My father’s parents, surviving the Nazi invasion of Poland and immigrating to America, not only making it possible for my parents to meet, but for me to be born, period.

My parents, and their untiring, unceasing drive to serve Jesus, and impart that desire in their children. My dad, and his seventy-two hats and thirty-two popcorn poppers that he swears he’s going to sell on Ebay some day. My mom, and her crazed cackle and wacky delight in the strangest things.

These people have coated my life so thoroughly with their fingerprints, it will be impossible for me to forget them. It will be impossible for my children to forget them, because by golly, I’ll be telling stories of them until I’m ninety-five. They affected the world—not by what they accomplished and achieved, but by who they are, and how they touched those around them.

That will last far longer than letters on a gravestone.

So yup. There’s my 1,200 words of the day. Starts out silly, ends up surprisingly deep. You never know what an average post around here is going to entail. Happy Thursday, guys, and may your life be…


Full of glitter.

Yeah, I’m going.



30 thoughts on “A Trip Down Ancestry Lane—ft. my mother, a graveyard, and a toy car

  1. WOW. I didn’t know you could be so deep. Good job on this one, it’s amazing. Kinda even like a Bible Study too. *pats your back*
    Ok, seriously though. That little girl’s going to be in heaven and we can actually ask her what her life was like (random.)
    Great job, Sarah!


  2. I am hearbroken and deeply moved, but at the same time looking forward to reading about the life and times of your potential character Skeggs.


  3. Sarah,
    As always, you have reminded me of something I shouldn’t have forgotten. I have contemplated the shortness of life, and it encourages me to truly make a mark (and the good kind of mark, not the infamous kind) before it’s over. Sometimes I regretfully try to do this with my own merit and skill, such as by writing a best seller that becomes a classic over time, but even then, my life will be lost in oblivion, “a dash between two years” as you so poetically put it. Only my characters’ lives will live on at best, and believe it or not, I am not really living my life out through their adventures. Thanks for that reminder. (And the glitter…blessing…thing…)

    I was a little disappointed that this post was not on the survey answers. I am REALLY looking forward to that one! But this one was good too.

    (I wonder what that girl did or said or was like to be loved so much…)

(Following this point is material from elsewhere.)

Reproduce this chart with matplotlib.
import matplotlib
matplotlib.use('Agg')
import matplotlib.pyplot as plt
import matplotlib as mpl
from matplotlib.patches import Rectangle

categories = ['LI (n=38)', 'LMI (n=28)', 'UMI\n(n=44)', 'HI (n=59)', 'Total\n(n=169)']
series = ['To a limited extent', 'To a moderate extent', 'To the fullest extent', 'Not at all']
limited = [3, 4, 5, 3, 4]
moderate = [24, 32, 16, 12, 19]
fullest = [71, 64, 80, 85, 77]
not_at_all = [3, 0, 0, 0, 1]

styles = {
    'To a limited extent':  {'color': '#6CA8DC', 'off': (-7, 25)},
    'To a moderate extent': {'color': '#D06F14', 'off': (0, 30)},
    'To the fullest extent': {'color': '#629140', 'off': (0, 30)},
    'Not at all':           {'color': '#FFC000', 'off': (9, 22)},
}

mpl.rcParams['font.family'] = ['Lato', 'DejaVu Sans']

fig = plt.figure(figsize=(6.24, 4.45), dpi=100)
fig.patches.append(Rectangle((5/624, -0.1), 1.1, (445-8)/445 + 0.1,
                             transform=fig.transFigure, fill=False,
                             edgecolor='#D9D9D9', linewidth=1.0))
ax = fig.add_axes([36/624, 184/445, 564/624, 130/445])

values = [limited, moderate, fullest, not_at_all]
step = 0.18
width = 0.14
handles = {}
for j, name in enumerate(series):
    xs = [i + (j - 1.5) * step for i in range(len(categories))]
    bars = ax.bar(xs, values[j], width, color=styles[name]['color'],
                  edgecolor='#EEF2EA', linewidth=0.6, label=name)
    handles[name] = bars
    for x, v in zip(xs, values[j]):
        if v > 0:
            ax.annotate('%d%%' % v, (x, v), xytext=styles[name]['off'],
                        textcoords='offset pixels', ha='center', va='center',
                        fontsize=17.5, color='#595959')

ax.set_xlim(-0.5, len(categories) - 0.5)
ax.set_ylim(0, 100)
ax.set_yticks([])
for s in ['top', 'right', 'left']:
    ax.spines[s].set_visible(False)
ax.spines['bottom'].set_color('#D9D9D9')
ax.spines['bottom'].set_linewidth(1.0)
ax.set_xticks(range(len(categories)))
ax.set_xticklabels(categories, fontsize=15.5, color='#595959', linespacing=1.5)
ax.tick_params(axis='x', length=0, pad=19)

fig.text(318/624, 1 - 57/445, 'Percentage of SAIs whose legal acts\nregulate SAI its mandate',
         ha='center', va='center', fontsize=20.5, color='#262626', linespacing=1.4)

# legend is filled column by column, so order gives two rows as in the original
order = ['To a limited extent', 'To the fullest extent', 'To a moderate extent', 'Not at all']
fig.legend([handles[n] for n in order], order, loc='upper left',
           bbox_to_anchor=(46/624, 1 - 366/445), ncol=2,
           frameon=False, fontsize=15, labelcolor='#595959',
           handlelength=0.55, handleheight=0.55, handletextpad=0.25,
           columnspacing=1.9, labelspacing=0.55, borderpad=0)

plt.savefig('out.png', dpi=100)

    1. This is something I have to remind myself of pretty often as well—particularly, as you mentioned yourself, in the area of becoming a world famous author… *sigh* Important stuff is so hard to learn. Anyway, glad this could be an encouragement to you.

      *squeaks* Yeah, yeah, I’m sorry. The survey thing is coming, but there’s something that I need to figure out about something else before that happens.

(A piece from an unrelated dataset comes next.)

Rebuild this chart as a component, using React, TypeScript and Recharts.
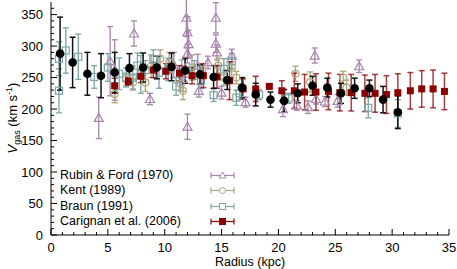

      As cryptic as that statement is. 😬


  4. Wow…wonderful. I’ve been thinking along these lines since I visited my great-grandmother in the nursing home a few days ago.
    “Why, you do not even know what will happen tomorrow. What is your life? You are a mist that appears for a little while and then vanishes.”
    ‭‭James‬ ‭4:14‬ ‭NIV‬‬


  5. Oh, my goodness, what a wonderful story! I almost felt like crying about the girl’s grave — SO moving. ❤


    1. I KNOW, RIGHT? I almost missed seeing it, but mom happened to stop the car right in front of it, and then… it was so sweet and sad and strangely awing. I love partially immortalizing these things in my posts…

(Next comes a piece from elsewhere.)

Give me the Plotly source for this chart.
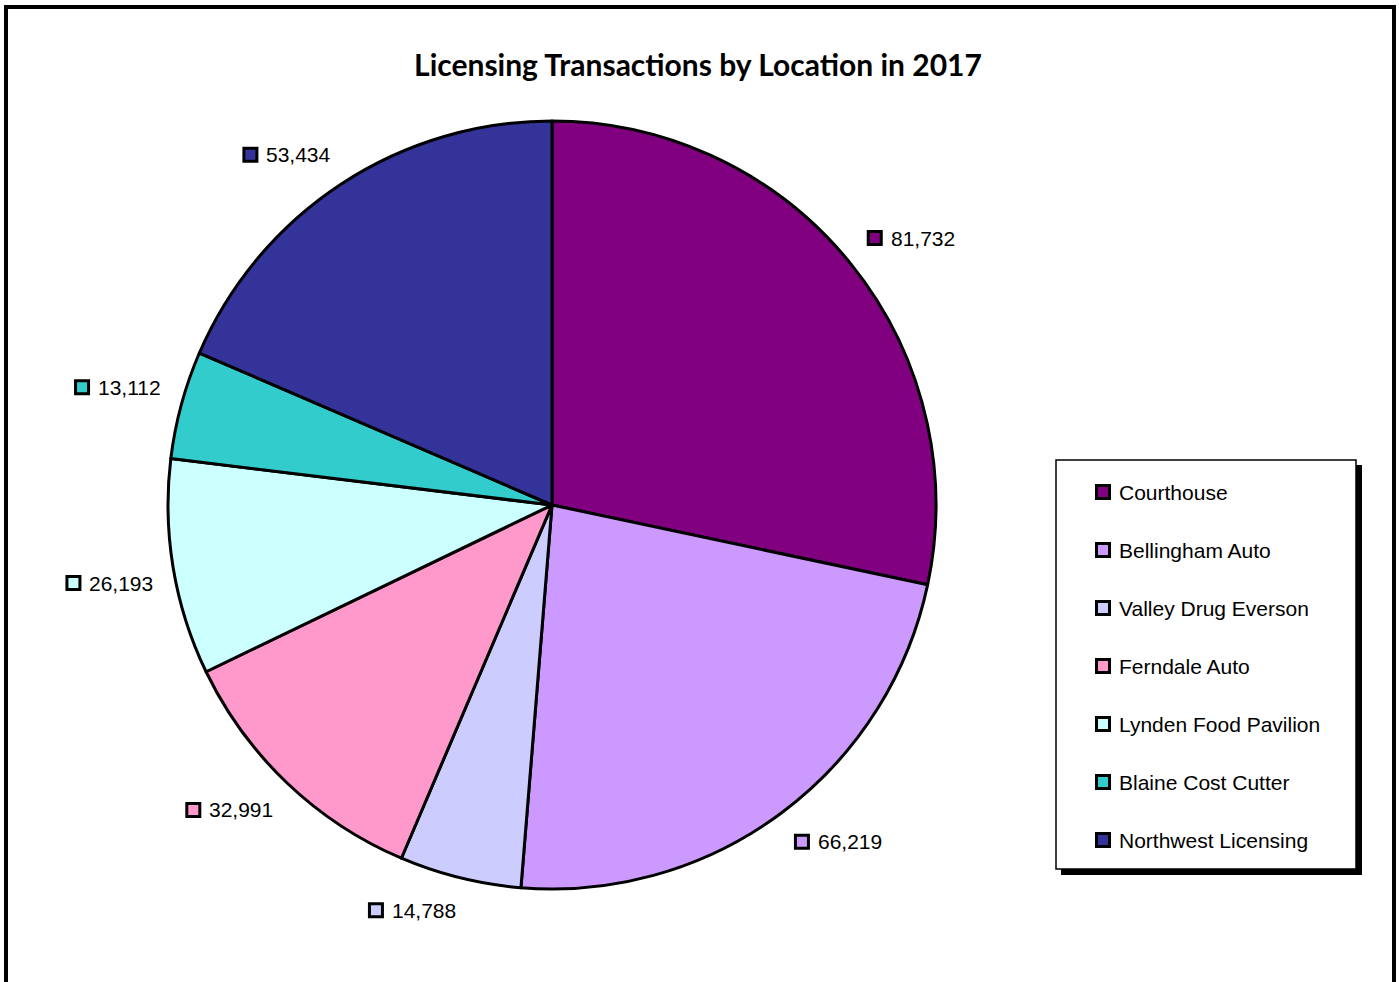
import math
import plotly.graph_objects as go

# Licensing transactions per office, 2017
locations = ["Courthouse", "Bellingham Auto", "Valley Drug Everson", "Ferndale Auto",
             "Lynden Food Pavilion", "Blaine Cost Cutter", "Northwest Licensing"]
transactions = [81732, 66219, 14788, 32991, 26193, 13112, 53434]
colors = ["#800080", "#CC99FF", "#CCCCFF", "#FF99CC", "#CCFFFF", "#33CCCC", "#333399"]

W, H = 1399, 982
CX, CY, R = 552, 505, 384          # pie centre and radius in px
ANCHOR_DIST = 405                  # distance of each label's anchor from the centre
BOX_W, BOX_H = 87, 24              # size of a value label (swatch + number)
FONT = "Liberation Sans, Arial, sans-serif"
FSIZE = 21

fig = go.Figure()

fig.add_trace(go.Pie(
    labels=locations, values=transactions, sort=False, direction="clockwise",
    rotation=0, marker=dict(colors=colors, line=dict(color="black", width=3)),
    textinfo="none", hoverinfo="label+value", showlegend=False,
    domain=dict(x=[(CX - R) / W, (CX + R) / W], y=[1 - (CY + R) / H, 1 - (CY - R) / H]),
))

# value labels: box corner nearest the pie sits on the slice's mid-angle ray
total = sum(transactions)
mx, my, annotations = [], [], []
acc = 0
for v in transactions:
    mid = (acc + v / 2) / total * 2 * math.pi
    acc += v
    ax = CX + ANCHOR_DIST * math.sin(mid)
    ay = CY - ANCHOR_DIST * math.cos(mid)
    cx = ax + (BOX_W / 2 if math.sin(mid) >= 0 else -BOX_W / 2)
    cy = ay + (BOX_H / 2 if math.cos(mid) < 0 else -BOX_H / 2)
    left = cx - BOX_W / 2
    mx.append(left + 8)
    my.append(cy)
    annotations.append(dict(
        x=left + 22, y=cy, xref="x", yref="y", text=f"{v:,}", showarrow=False,
        xanchor="left", yanchor="middle", font=dict(family=FONT, size=FSIZE, color="black"),
    ))

fig.add_trace(go.Scatter(
    x=mx, y=my, mode="markers",
    marker=dict(symbol="square", size=13, color=colors, line=dict(color="black", width=3)),
    hoverinfo="skip", showlegend=False, cliponaxis=False,
))

# legend drawn as a boxed list
LEG_X, LEG_Y0, LEG_STEP = 1103, 492, 58
leg_y = [LEG_Y0 + LEG_STEP * i for i in range(len(locations))]
fig.add_trace(go.Scatter(
    x=[LEG_X] * len(locations), y=leg_y, mode="markers",
    marker=dict(symbol="square", size=13, color=colors, line=dict(color="black", width=3)),
    hoverinfo="skip", showlegend=False, cliponaxis=False,
))
for name, y in zip(locations, leg_y):
    annotations.append(dict(
        x=LEG_X + 14, y=y, xref="x", yref="y", text=name, showarrow=False,
        xanchor="left", yanchor="middle", font=dict(family=FONT, size=FSIZE, color="black"),
    ))

shapes = [
    # legend shadow and box
    dict(type="rect", xref="x", yref="y", x0=1061, y0=465, x1=1362, y1=875,
         fillcolor="black", line=dict(width=0), layer="below"),
    dict(type="rect", xref="x", yref="y", x0=1056, y0=460, x1=1356, y1=869,
         fillcolor="white", line=dict(color="black", width=1.5), layer="below"),
    # outer chart frame
    dict(type="rect", xref="x", yref="y", x0=6, y0=7, x1=1394, y1=1000,
         line=dict(color="black", width=4), fillcolor="rgba(0,0,0,0)"),
]

fig.update_layout(
    width=W, height=H, margin=dict(l=0, r=0, t=0, b=0),
    paper_bgcolor="white", plot_bgcolor="rgba(0,0,0,0)",
    xaxis=dict(range=[0, W], visible=False, domain=[0, 1], fixedrange=True),
    yaxis=dict(range=[H, 0], visible=False, domain=[0, 1], fixedrange=True),
    shapes=shapes, annotations=annotations,
    title=dict(text="<b>Licensing Transactions by Location in 2017</b>",
               x=698 / W, y=1 - 65 / H, xanchor="center", yanchor="middle",
               font=dict(family="Lato, Open Sans, sans-serif", size=30, color="black")),
)

fig.write_html("out.html")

  6. Skeggs reminded me of the character Kiggs, a guardsman from Rachel Hartman’s fantasy Serapina.
    On another note, though, I find it deeply true and slightly disappointing that eventually the world will totally forget us. That is, except by those we do touch while we’re here. No one’s going to remember how many things we had, but they will reminisce about what we did…anyway


    1. Huh. Never read that, though I hear it’s good.

      Yeah, sadly, the world will eventually forget us, and I find it rather frustrating… I WANT MY MEMORY TO BE IMMORTAL.

      Apparently, no one cares. 😂


  7. *whispers* I love this. Thank you for that sweet and somber reminder of life and death, joy and sorrow, memories past and memories yet to be made. Graveyards are some of my favorite places to go, for that very reason.
    …and maybe names. Maybe.


  8. I love this, Sarah! It wasn’t AS snarky as some of your other writing, but it somehow had the same amount of impact and awesomeness anyway. *much applause*


    1. Thank you! Yeah, every once in a blue moon, my snark runs out, and I have to try seriousness on for size. I’m happy to announce that the encounters generally end with very few casualties.


  9. After your last sentence you should have put: *mic drop* because you’ve done it again! Taken “ordinary”, “common place” occurrences from real life, made them into an enjoyable post, and managed to make us laugh, have something deep to think about, and make our eyes water.
    Wow, that’s so cool about your dad’s parents. I’m so glad that things worked out like they did! 🙂


  10. I love graveyards too. We live out in the middle of nowhere, but there’s two within walking distance. One still has a church with it. Some of the stones in both of them are old enough the inscriptions are in Norwegian instead of English, and they’re marble rather than granite (so they’re rather lichen-eaten). They’re very good for getting names, and because they’re little country ones they’re not fixed up and kept perfectly trimmed and full of fake flowers, so they’re comfortable to be in. (Hey, I write historical fiction, I get to be comfortable around dead people. It’s part of the job description.)

    And every time you can kill a snake in a graveyard is good too. Crushing the serpent’s head and all in a place full of people who’ve died because of the curse — lovely poetic justice.

    Last year my sister and I went up to one on either Holy Saturday or Saturday of Easter week, and sang Handel’s “Since By Man Came Death” in it. I can recommend it, if nobody’s driving by to give you weird looks (another advantage of being in the middle of nowhere).


  11. I feel compelled to assert that, contrary to popular belief, I always know exactly where I am and exactly where I am going.



  12. I think this is my very favorite post of yours, Sarah! 💜 It’s amazing how you can effortlessly move from the humorous to the profound, leaving us with a smile and a tear. ❤️

    FYI, Starbucks does not make everything better if they put coffee in your drink. 😑 😜


  13. This entire post reminds me of Ecclesiastes 7:2, “It is better to go to the house of mourning, than to go to the house of feasting: for that is the end of all men; and the living will lay it to his heart.”
    You truly have laid it to heart!